O’Rourke said that business travel will improve in ’04, but that it is "forever changed, thanks to the Enrons of the world. The perk of being a business traveler has diminished. The feeling of being a road warrior has been replaced with finding balance in one’s life. The use of alternative technologies is here to stay," she added. "There is still this unsettling fear, the slightest lingering feeling that something may happen, and it doesn’t take a lot for someone not to go (on a planned trip)."
Both occupancy percentages and(revenue per available room night) are on upward trends in August and September, according to Lomanno. "Demand doesn’t really suck," he said. "But supply is always an issue." In other words, even though the hotel industry is moaning, profits were higher in 2002 than they were in 1996, even though the occupancies were lower. "Things are definitely getting better."
Lommano presented charts that show that weekends are earning higher occupancies and revPAR than are weekdays. Although all recognize that individual business travel is down midweek, Smith Travel does not know or research whether that weekend travel is for leisure, business, or as part of a group.
He added that consumers in general are loyal to their hotel segment (economy, mid-scale, upper scale, etc.), and that they didn’t see a lot of shifting up or down in their research. Echoing that sentiment was Yesawich, whose firm conducts the National Travel Monitor research series on the travel habits, preferences, and intentions of Americans. In the days of Internet travel bookings, all prices being equal, "the best-branded alternative" will always win out, he said.

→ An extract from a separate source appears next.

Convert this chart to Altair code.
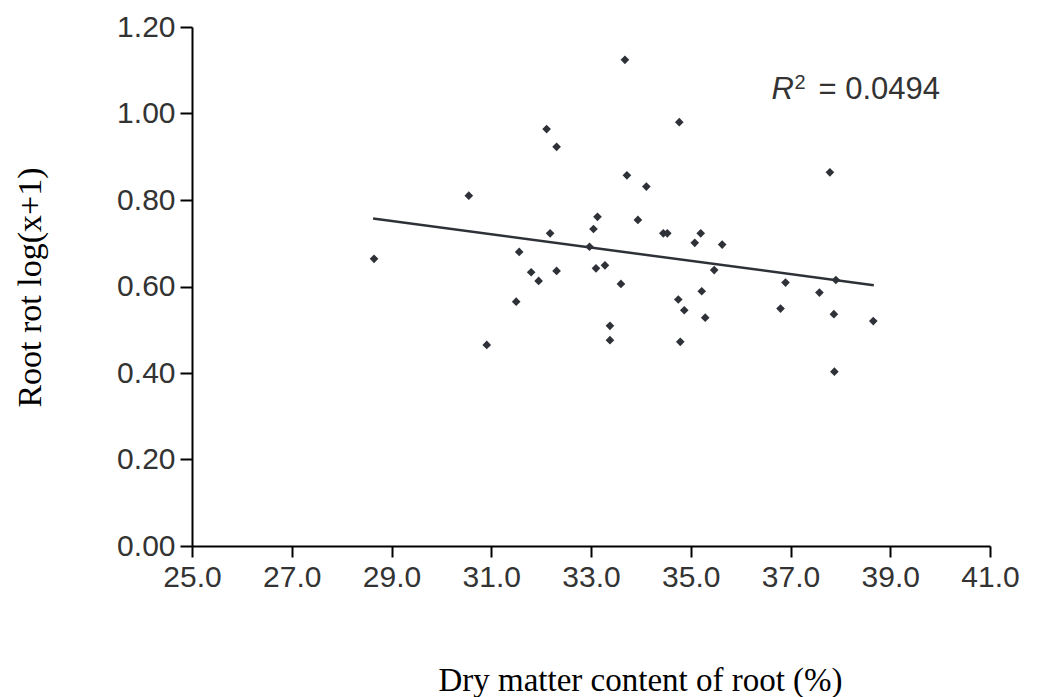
import altair as alt
import pandas as pd

# scatter data
dry_matter = [28.65, 30.55, 30.91, 31.50, 31.56, 31.80, 31.95, 32.11, 32.18, 32.31,
              32.31, 32.97, 33.05, 33.13, 33.10, 33.28, 33.38, 33.38, 33.60, 33.68,
              33.72, 33.94, 34.11, 34.45, 34.53, 34.75, 34.77, 34.79, 34.87, 35.08,
              35.20, 35.22, 35.29, 35.47, 35.63, 36.80, 36.90, 37.58, 37.79, 37.87,
              37.91, 37.88, 38.66]
root_rot = [0.664, 0.810, 0.465, 0.565, 0.680, 0.633, 0.613, 0.964, 0.723, 0.923,
            0.636, 0.692, 0.733, 0.761, 0.642, 0.649, 0.509, 0.476, 0.606, 1.124,
            0.857, 0.754, 0.831, 0.723, 0.723, 0.570, 0.980, 0.472, 0.545, 0.701,
            0.723, 0.589, 0.528, 0.638, 0.697, 0.549, 0.609, 0.586, 0.864, 0.536,
            0.615, 0.403, 0.520]

# fitted trend line end points
trend_x = [28.63, 38.67]
trend_y = [0.757, 0.603]

# annotation anchor
ann_x = [36.62]
ann_y = [1.0335]

x_ticks = [25, 27, 29, 31, 33, 35, 37, 39, 41]
y_ticks = [0.0, 0.2, 0.4, 0.6, 0.8, 1.0, 1.2]

pts = pd.DataFrame({"x": dry_matter, "y": root_rot})
trend = pd.DataFrame({"x": trend_x, "y": trend_y})
ann = pd.DataFrame({"x": ann_x, "y": ann_y})

INK = "#2e3238"
TXT = "#333333"

xs = alt.Scale(domain=[25, 41], nice=False, zero=False)
ys = alt.Scale(domain=[0, 1.2], nice=False)

x_axis = alt.Axis(
    values=x_ticks, format=".1f", grid=False, labelFlush=False, labelOverlap=False,
    title="Dry matter content of root (%)",
    titleFont="Liberation Serif", titleFontSize=33, titleFontWeight="normal",
    titleColor="black", titleX=448, titleY=134, titleAlign="center",
    titleBaseline="middle",
    labelFont="Liberation Sans", labelFontSize=30, labelColor=TXT,
    labelPadding=5, tickSize=11, tickWidth=2, tickColor="black",
    domainColor="black", domainWidth=2,
)
y_axis = alt.Axis(
    values=y_ticks, format=".2f", grid=False, labelFlush=False, labelOverlap=False,
    title="Root rot log(x+1)",
    titleFont="Liberation Serif", titleFontSize=34, titleFontWeight="normal",
    titleColor="black", titleX=-162, titleY=260, titleAlign="center",
    titleBaseline="middle", titleAngle=270,
    labelFont="Liberation Sans", labelFontSize=30, labelColor=TXT,
    labelPadding=5, tickSize=12, tickWidth=2, tickColor="black",
    domainColor="black", domainWidth=2,
)

points = alt.Chart(pts).mark_point(
    shape="diamond", filled=True, size=75, color=INK, opacity=1
).encode(
    x=alt.X("x:Q", scale=xs, axis=x_axis),
    y=alt.Y("y:Q", scale=ys, axis=y_axis),
)

line = alt.Chart(trend).mark_line(color=INK, strokeWidth=2.5).encode(
    x=alt.X("x:Q", scale=xs),
    y=alt.Y("y:Q", scale=ys),
)

base_ann = alt.Chart(ann).encode(
    x=alt.X("x:Q", scale=xs),
    y=alt.Y("y:Q", scale=ys),
)
r_txt = base_ann.mark_text(
    text="R", font="Liberation Sans", fontSize=31, fontStyle="italic",
    align="left", baseline="alphabetic", color=TXT
)
sup_txt = base_ann.mark_text(
    text="2", font="Liberation Sans", fontSize=20, align="left",
    baseline="alphabetic", dx=23, dy=-10, color=TXT
)
eq_txt = base_ann.mark_text(
    text="= 0.0494", font="Liberation Sans", fontSize=31, align="left",
    baseline="alphabetic", dx=47, color=TXT
)

chart = alt.layer(line, points, r_txt, sup_txt, eq_txt).properties(
    width=798, height=519,
    background="white",
    autosize=alt.AutoSizeParams(type="none"),
    padding={"left": 184, "top": 19, "right": 39, "bottom": 170},
).configure_view(strokeWidth=0, stroke=None)

chart.save("out.html", embed_options={"renderer": "svg", "actions": False})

PwC’s Hanson spoke of the importance of the meetings market to hotels.. "It really is an important market. For most major cities, it is the best market in terms of share of demand and share of revenue." In fact, in 2002, according to Hanson, meeting business accounted for 27 percent of profits at hotels, compared to 20 percent in 2000.
"Our forecast for ’04--and our forecasts are uncannily accurate--shows a 4 percent growth in average daily rooms sold, and a 4.9 percent growth in revPar," he said.